I’m going to be 49 soon. In one week. If I were to consult an actuarial table, I would be certain to learn that more than half my life has already passed.
Since I started writing this online diary and reading others’ blogs regularly, I’ve tried to keep an honest perspective about a variety of circumstances that weave through my daily existence. And then a bit earlier today, I read an essay by Katrina at Ordinary Day Journal. It made me recall a watershed moment in my life that opened my vision to see an alternate path. One that I eventually took years later.
As a youngster, and even as a young adult, I had the feeling that I somehow stood apart from the rest of the population. And not in a bad way, like I had body odor, but in a secretly special way. As though I had some unique talent, skill or intelligence that one day, the world would acknowledge. In the meantime, I worked really hard to accelerate my career. Honest to goodness hard work. But, I don’t know, in the back of my mind the thought was always there – what I was doing now was merely a resume entry for the grandeur that would surely come next.
However, one day it occurred to me that my life was exactly as it appeared to be. I was not being considered for a Nobel Prize, was not an esteemed author, a notable composer, nor an accomplished entrepreneur. The word that bounced around inside my head was mediocre.

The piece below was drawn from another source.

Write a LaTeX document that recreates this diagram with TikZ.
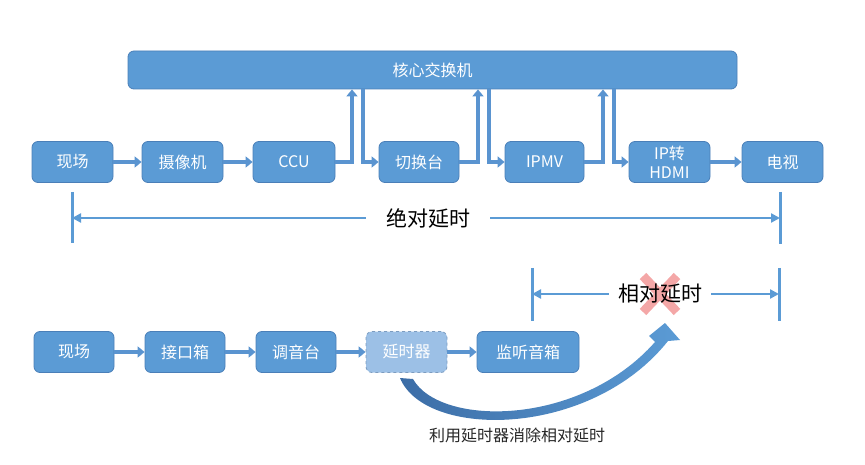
\documentclass[tikz,border=0pt]{standalone}
\usepackage{fontspec}
\setmainfont{Noto Sans CJK SC}
\usetikzlibrary{arrows.meta}
\definecolor{boxblue}{HTML}{5B9BD5}
\definecolor{boxedge}{HTML}{4A7FB8}
\definecolor{connblue}{HTML}{5A94D0}
\definecolor{lightbox}{HTML}{9CC0E6}
\definecolor{dashedge}{HTML}{7C9CC0}
\definecolor{dkblue}{HTML}{3C6DA6}
\definecolor{xred}{HTML}{F08A8A}
\tikzset{
  box/.style={draw=boxedge, fill=boxblue, rounded corners=6pt, line width=0.8pt,
    minimum width=80pt, minimum height=41pt, inner sep=0pt, text=white,
    font=\fontsize{16}{19}\selectfont, align=center},
  dbox/.style={box, fill=lightbox, draw=dashedge, dashed},
  conn/.style={line width=4pt, draw=connblue, -{Triangle[length=7pt,width=11pt]}},
  bar/.style={line width=3pt, draw=boxblue},
  harrow/.style={line width=2.6pt, draw=boxblue, -{Triangle[length=9pt,width=9pt]}},
  bigtxt/.style={font=\fontsize{21}{24}\selectfont, text=black, inner ysep=0pt},
  captxt/.style={font=\fontsize{16}{19}\selectfont, text=black!85}
}
\begin{document}
\begin{tikzpicture}[x=1pt,y=-1pt]
\useasboundingbox (0,0) rectangle (865,465);
% core switch
\node[box, minimum width=609pt, minimum height=38pt] (core) at (432.5,70) {核心交换机};
% top row
\node[box, minimum width=81pt] (f1) at (72.5,162) {现场};
\node[box, minimum width=81pt] (cam) at (182.5,162) {摄像机};
\node[box, minimum width=82pt] (ccu) at (294,162) {CCU};
\node[box] (sw) at (419,162) {切换台};
\node[box, minimum width=79pt] (ipmv) at (544.5,162) {IPMV};
\node[box, minimum width=81pt] (iph) at (669.5,162) {IP转\\HDMI};
\node[box, minimum width=81pt] (tv) at (782.5,162) {电视};
\draw[conn] (f1) -- (cam);
\draw[conn] (cam) -- (ccu);
\draw[conn] (iph) -- (tv);
% links via core switch
\coordinate (u1) at (352,0); \coordinate (d1) at (363,0);
\coordinate (u2) at (478,0); \coordinate (d2) at (489,0);
\coordinate (u3) at (603,0); \coordinate (d3) at (614,0);
\draw[conn] (ccu.east) -| (core.south -| u1);
\draw[conn] (core.south -| d1) |- (sw.west);
\draw[conn] (sw.east) -| (core.south -| u2);
\draw[conn] (core.south -| d2) |- (ipmv.west);
\draw[conn] (ipmv.east) -| (core.south -| u3);
\draw[conn] (core.south -| d3) |- (iph.west);
% absolute delay
\coordinate (aLt) at (72,192); \coordinate (aLb) at (72,243);
\coordinate (aRt) at (780,192); \coordinate (aRb) at (780,244);
\coordinate (aL) at (72,218); \coordinate (aR) at (780,218);
\draw[bar] (aLt) -- (aLb);
\draw[bar] (aRt) -- (aRb);
\node[bigtxt, inner xsep=20pt] (abs) at (428,218) {绝对延时};
\draw[harrow] (abs.west) -- (aL);
\draw[harrow] (abs.east) -- (aR);
% relative delay
\coordinate (rLt) at (532,268); \coordinate (rLb) at (532,321);
\coordinate (rRt) at (779,268); \coordinate (rRb) at (779,321);
\coordinate (rL) at (532,294); \coordinate (rR) at (779,294);
\draw[bar] (rLt) -- (rLb);
\draw[bar] (rRt) -- (rRb);
\coordinate (xc) at (660,294);
\draw[xred, opacity=0.75, line width=9pt] (643,276) -- (677,312) (677,276) -- (643,312);
\node[bigtxt, inner xsep=9pt] (rel) at (660,294) {相对延时};
\draw[harrow] (rel.west) -- (rL);
\draw[harrow] (rel.east) -- (rR);
% bottom row
\node[box] (f2) at (74,352) {现场};
\node[box] (ibox) at (185,352) {接口箱};
\node[box] (mix) at (296,352) {调音台};
\node[dbox, minimum width=81pt] (dly) at (406.5,352) {延时器};
\node[box, minimum width=102pt] (spk) at (528,352) {监听音箱};
\draw[conn] (f2) -- (ibox);
\draw[conn] (ibox) -- (mix);
\draw[conn] (mix) -- (dly);
\draw[conn] (dly) -- (spk);
% curved arrow
\shade[left color=dkblue, right color=boxblue]
  (413,379) .. controls (440,427) and (580,427) .. (655,342)
  -- (649,336) -- (665,323) -- (680,340) -- (668,341)
  .. controls (590,439) and (425,439) .. (400,378) -- cycle;
\node[captxt] (cap) at (517,435) {利用延时器消除相对延时};
\end{tikzpicture}
\end{document}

It sounds considerably harsher now than it felt at the time. But it was as though an old fashioned alarm clock had started ringing. Noisy and persistent. Pay attention—this is your life! I had a middle-class American life. Nothing to either brag about or feel ashamed of. But since I was subconsciously waiting for the proverbial red-carpet moment for my life to begin, I let my days slip past without much notice. Until that alarm clock bell.
I don’t have all of life’s answers, because I am still learning, still finding the questions along each day’s journey. Like Katrina, and so many other bloggers that keep my perspective in check, the best I can do is acknowledge the present moment steeped in as much gratitude and joy as I can locate in my heart. And thankfully, I find that it is overflowing with both. Gratitude produces joy, which produces more gratitude.
As I read in a birthday card once, the gift of this day is the day itself. So, bring on 49. I am almost humbled to tears that I have had so many days to live and breathe, walk and talk, smile and love. And my gratitude escalates with each additional day.